Partons à la découverte de la littérature égyptienne avec le roman « L’immeuble Yacoubian » d’Alaa El Aswany… Un regard sur la littérature arabe et sur l’Egypte…


«Bien sûr, il y a des peuples qui se révoltent mais, de tout temps, l’Egyptien a baissé la tête pour manger son morceau de pain… Le peuple égyptien est le plus facile à gouverner de tous les peuples de la terre. Dès que tu prends le pouvoir, ils se soumettent à toi. » Mais une certaine partie de la population, celle qui se sent la plus humiliée, se réfugie dans les rangs des religieux dont le discours et les actes deviennent de plus en plus violents pour séduire cette jeunesse sans espoir qui ne rêve que d’abattre le pouvoir en place.
Et, dans cette société tiraillée entre un pouvoir totalitaire acoquiné avec les maffieux et des religieux fanatisés, manipulés par des émirs aux ambitions illimitées, les femmes essaient de survivre en supportant le harcèlement sexuel au quotidien, les violences conjugales, les mariages de convenance et la répudiation à la première occasion. « On épouse une femme pour sa beauté, pour sa fortune et pour sa religion. Mais c’est la religion qui l’emporte », jamais par amour.
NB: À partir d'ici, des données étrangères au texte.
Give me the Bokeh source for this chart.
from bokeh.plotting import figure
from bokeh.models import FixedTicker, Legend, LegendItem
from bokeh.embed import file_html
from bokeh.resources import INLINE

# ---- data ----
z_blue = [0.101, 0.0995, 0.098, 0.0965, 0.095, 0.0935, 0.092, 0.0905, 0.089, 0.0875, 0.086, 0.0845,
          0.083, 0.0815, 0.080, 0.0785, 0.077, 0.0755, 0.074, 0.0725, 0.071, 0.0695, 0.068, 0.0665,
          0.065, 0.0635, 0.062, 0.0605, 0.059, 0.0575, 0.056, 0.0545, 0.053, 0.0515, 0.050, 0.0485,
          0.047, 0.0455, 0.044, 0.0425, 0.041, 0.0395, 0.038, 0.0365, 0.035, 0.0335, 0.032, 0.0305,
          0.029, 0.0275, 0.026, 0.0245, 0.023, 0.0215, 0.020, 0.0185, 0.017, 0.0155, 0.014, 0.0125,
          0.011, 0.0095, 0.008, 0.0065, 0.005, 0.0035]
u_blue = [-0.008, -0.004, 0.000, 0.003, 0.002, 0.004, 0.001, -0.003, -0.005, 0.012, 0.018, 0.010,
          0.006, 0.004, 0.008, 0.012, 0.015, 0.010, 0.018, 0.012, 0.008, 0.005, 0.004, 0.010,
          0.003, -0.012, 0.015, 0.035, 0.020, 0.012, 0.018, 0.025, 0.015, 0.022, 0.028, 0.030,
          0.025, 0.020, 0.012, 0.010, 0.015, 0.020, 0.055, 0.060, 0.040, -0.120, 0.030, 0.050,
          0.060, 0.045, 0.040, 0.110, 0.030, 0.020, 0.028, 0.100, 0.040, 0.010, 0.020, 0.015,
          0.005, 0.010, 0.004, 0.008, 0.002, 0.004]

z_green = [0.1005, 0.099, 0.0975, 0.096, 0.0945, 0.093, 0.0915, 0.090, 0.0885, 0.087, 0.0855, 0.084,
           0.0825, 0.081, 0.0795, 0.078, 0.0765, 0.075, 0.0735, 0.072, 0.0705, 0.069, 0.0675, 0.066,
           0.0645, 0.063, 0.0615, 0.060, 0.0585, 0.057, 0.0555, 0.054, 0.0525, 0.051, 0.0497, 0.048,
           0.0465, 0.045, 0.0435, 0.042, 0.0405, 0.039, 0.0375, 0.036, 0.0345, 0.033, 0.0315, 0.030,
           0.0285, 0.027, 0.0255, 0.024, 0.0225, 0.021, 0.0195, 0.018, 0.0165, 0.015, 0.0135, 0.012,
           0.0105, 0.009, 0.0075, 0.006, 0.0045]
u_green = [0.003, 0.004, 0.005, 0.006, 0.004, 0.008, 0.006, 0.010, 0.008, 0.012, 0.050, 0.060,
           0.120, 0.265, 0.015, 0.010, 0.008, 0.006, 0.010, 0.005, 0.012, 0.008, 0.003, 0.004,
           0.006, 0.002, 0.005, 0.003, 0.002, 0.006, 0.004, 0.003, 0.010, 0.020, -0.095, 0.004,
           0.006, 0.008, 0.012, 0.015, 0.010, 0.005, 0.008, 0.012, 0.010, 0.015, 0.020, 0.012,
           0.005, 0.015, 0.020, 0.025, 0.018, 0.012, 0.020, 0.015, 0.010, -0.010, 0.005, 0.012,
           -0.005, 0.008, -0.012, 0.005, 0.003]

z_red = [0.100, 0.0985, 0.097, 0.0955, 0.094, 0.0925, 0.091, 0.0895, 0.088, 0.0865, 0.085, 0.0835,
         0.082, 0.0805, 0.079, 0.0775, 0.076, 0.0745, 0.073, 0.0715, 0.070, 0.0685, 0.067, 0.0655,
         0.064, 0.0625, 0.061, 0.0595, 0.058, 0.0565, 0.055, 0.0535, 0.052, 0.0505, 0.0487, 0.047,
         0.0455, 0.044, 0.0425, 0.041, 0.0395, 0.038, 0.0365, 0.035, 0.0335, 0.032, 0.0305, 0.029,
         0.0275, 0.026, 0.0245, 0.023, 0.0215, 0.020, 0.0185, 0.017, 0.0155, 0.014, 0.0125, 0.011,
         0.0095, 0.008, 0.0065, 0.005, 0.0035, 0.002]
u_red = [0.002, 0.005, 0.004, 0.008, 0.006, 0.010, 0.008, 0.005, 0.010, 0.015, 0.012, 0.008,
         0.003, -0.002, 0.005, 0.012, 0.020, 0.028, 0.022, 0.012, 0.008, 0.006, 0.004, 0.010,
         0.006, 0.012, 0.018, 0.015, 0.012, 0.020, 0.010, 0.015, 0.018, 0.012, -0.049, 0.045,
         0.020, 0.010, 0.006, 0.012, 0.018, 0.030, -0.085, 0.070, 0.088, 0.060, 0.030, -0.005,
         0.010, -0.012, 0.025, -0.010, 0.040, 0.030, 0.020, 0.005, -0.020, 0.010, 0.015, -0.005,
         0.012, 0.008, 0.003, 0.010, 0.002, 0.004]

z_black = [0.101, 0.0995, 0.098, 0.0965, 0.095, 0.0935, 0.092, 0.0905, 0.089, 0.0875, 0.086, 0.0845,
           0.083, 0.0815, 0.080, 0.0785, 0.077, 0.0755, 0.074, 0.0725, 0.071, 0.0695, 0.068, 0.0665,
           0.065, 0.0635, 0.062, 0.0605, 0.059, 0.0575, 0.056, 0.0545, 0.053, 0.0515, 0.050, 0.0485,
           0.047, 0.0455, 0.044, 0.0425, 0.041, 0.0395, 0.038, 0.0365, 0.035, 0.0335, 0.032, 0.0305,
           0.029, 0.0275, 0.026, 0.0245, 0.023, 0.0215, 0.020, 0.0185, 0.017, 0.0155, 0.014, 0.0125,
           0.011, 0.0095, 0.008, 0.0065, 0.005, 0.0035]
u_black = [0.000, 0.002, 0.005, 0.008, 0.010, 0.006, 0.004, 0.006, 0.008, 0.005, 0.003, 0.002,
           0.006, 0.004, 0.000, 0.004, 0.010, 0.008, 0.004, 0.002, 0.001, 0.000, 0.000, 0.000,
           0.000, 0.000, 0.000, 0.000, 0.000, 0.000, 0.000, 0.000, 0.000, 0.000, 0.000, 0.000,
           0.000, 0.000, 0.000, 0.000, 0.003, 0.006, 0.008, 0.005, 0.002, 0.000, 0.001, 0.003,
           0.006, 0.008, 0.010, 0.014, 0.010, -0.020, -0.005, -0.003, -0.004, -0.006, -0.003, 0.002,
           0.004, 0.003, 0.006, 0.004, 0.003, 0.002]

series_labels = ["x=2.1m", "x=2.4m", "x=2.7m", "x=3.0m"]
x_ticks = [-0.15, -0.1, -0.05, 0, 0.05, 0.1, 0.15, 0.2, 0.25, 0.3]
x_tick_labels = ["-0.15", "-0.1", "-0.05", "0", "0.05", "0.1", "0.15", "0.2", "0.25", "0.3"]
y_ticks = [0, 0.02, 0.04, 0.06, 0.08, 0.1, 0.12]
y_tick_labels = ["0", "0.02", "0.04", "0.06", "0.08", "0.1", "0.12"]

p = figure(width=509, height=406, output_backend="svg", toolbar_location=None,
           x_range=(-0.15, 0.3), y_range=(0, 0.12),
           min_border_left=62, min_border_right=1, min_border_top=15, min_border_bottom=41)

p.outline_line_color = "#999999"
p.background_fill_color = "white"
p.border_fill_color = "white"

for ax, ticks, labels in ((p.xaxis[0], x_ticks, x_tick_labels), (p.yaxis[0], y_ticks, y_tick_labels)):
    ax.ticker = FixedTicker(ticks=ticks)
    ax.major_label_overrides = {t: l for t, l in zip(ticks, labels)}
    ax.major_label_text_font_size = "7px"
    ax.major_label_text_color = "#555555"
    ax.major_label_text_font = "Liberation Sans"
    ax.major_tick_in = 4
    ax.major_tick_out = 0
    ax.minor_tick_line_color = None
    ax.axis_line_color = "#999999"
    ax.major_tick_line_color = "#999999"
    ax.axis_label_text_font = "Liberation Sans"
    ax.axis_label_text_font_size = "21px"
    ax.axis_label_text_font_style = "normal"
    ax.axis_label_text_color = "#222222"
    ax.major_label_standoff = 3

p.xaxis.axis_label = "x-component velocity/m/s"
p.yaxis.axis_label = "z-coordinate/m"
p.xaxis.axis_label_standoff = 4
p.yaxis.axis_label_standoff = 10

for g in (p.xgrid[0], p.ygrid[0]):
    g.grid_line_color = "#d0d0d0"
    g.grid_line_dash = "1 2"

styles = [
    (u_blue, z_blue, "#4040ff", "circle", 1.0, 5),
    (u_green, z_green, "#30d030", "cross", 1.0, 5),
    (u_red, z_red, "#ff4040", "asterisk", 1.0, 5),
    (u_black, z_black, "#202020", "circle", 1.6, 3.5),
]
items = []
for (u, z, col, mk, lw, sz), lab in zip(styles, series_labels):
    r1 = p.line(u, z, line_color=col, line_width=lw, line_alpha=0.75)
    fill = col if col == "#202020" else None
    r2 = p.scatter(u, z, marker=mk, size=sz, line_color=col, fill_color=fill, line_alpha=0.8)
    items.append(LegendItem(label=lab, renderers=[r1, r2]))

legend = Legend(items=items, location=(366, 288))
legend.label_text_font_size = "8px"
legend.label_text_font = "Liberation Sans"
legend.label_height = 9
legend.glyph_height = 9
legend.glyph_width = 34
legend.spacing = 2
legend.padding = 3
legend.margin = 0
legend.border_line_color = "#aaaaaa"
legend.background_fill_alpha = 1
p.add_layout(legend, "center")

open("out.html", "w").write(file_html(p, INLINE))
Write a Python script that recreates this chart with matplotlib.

Le tableau peint par El Aswany est bien pessimiste et on comprend aisément qu’il a dû subir quelques pressions après la publication de ce roman. L’Egypte qu’il nous présente, à la croisée entre les reliques dépravées d’une Egypte au passé fastueux et l’Egypte violente et obscurantiste des combattants de l’islam, ne laisse que peu d’espoir à la jeunesse et confine ceux qui n’ont pas droit au gâteau de la corruption dans une vaine nostalgie d’un temps où le pouvoir n’appartenait pas à l’armée et où il n’était pas compromis avec les trafiquants et les affairistes douteux. « Abdel Nasser a enseigné aux Egyptiens la lâcheté, l’opportunisme, l’hypocrisie… » On sent bien que l’auteur a lui aussi la nostalgie de cette Egypte moins corrompue, plus libérale, plus tolérante où cohabitaient les religions et les nationalités, où l’amour, même homosexuel, était encore possible. Une société qui n’était pas fondée sur l’exclusion et la ségrégation : le pouvoir rejetant ceux qui ne sont pas de sa caste, la religion combattant ceux qui ne croient pas ou croient autrement, la population qui marginalise ceux qui sont différents et les habitants de la terrasse qui veulent protéger leur petit territoire sans réelles raisons, seulement parce qu’il faut bien avoir un pouvoir envers les autres.